Agency lacks power to deal with union

Housing authority lawyer says state bars bargaining


March 18, 2004|By Jason Song | Jason Song,SUN STAFF

Annapolis housing authority employees are not allowed to unionize because the agency does not have the right to engage in collective bargaining, according to a legal opinion presented at a housing authority meeting yesterday.

Representatives of the American Federation of State, County and Municipal Employees Chapter 67 are trying to organize about 45 authority employees, including janitors and secretaries.

The federal agency oversees nearly 1,100 housing units in the city.

But a March 11 letter from a private attorney hired by the authority said the agency does not have the explicit authority required under state law for it to enter into binding collective bargaining agreements. Eric Paltell, a lawyer with the Baltimore-based firm of Kollman & Saucier, said that the state attorney general has twice ruled that housing authorities do not have the power to bargain with unions.

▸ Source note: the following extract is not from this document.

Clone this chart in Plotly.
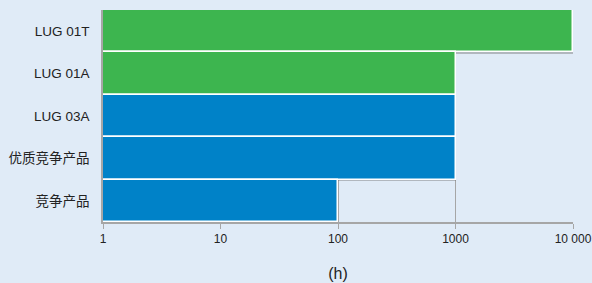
import plotly.graph_objects as go

categories = ["LUG 01T", "LUG 01A", "LUG 03A", "优质竞争产品", "竞争产品"]
hours = [10000, 1000, 1000, 1000, 100]
bar_colors = ["#3DB54F", "#3DB54F", "#0082C8", "#0082C8", "#0082C8"]
tick_values = [1, 10, 100, 1000, 10000]
tick_labels = ["1", "10", "100", "1000", "10 000"]

FONT = "Arial, Liberation Sans, Noto Sans CJK SC, sans-serif"

fig = go.Figure()
# soft shadow under bars
fig.add_trace(go.Bar(
    y=categories, x=hours, orientation="h",
    marker=dict(color="rgba(120,120,120,0.45)", line=dict(width=0)),
    width=1.0, offset=-0.47, hoverinfo="skip", showlegend=False,
))
fig.add_trace(go.Bar(
    y=categories, x=hours, orientation="h",
    marker=dict(color=bar_colors, line=dict(color="white", width=1.5)),
    width=1.0, showlegend=False,
))

fig.update_layout(
    width=592, height=283,
    margin=dict(l=103, r=19, t=10, b=61),
    paper_bgcolor="#E0EBF7", plot_bgcolor="#E0EBF7",
    barmode="overlay", bargap=0,
    font=dict(family=FONT, size=13.5, color="#222222"),
)
fig.update_xaxes(
    type="log", range=[0, 4], automargin=False,
    tickvals=tick_values, ticktext=tick_labels,
    tickfont=dict(size=12),
    showgrid=True, gridcolor="#A6A6A6", gridwidth=1,
    showline=True, linecolor="#A6A6A6", linewidth=1.5,
    ticks="outside", ticklen=5, tickcolor="#A6A6A6",
    title=dict(text="(h)", font=dict(size=16, color="#222222", family=FONT), standoff=23),
    zeroline=False,
)
fig.update_yaxes(
    categoryorder="array", categoryarray=categories, automargin=False,
    showline=True, linecolor="#A6A6A6", linewidth=1.5,
    showgrid=False, ticks="", ticklabelstandoff=9,
    range=[4.5, -0.5],
)

fig.write_html("out.html", config={"responsive": False, "displayModeBar": False},
               post_script="document.body.style.margin='0';document.body.style.background='#E0EBF7';")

But Michael Morrill, the organizing director for the union chapter, said that other housing authorities and government groups regularly engage in voluntary collective bargaining. "I was hoping that we could have that same type of voluntary agreement," he said.

Morrill also said the housing authority had not returned phone calls, had missed deadlines and was uncommunicative. "I've never met a more rude, unresponsive organization before," he said.

Housing authority board chairwoman Trudy McFall apologized for any communications breakdowns and said that the board is preoccupied with a search for a new acting director.

Clyde Caldwell, the previous acting executive director, was dismissed in January because of clashes with the board. The head of the Housing Commission of Anne Arundel County is helping the Annapolis agency run day-to-day operations.

"Communication is one of the things that get damaged" during a search, McFall said.

Board members invited Morrill to bring legal opinions in favor of collective bargaining to their attention, but said that board members would have to depend on their attorney's advice in the meantime.

"We have to rely on what our counsel tells us," said board member Howard Pinskey.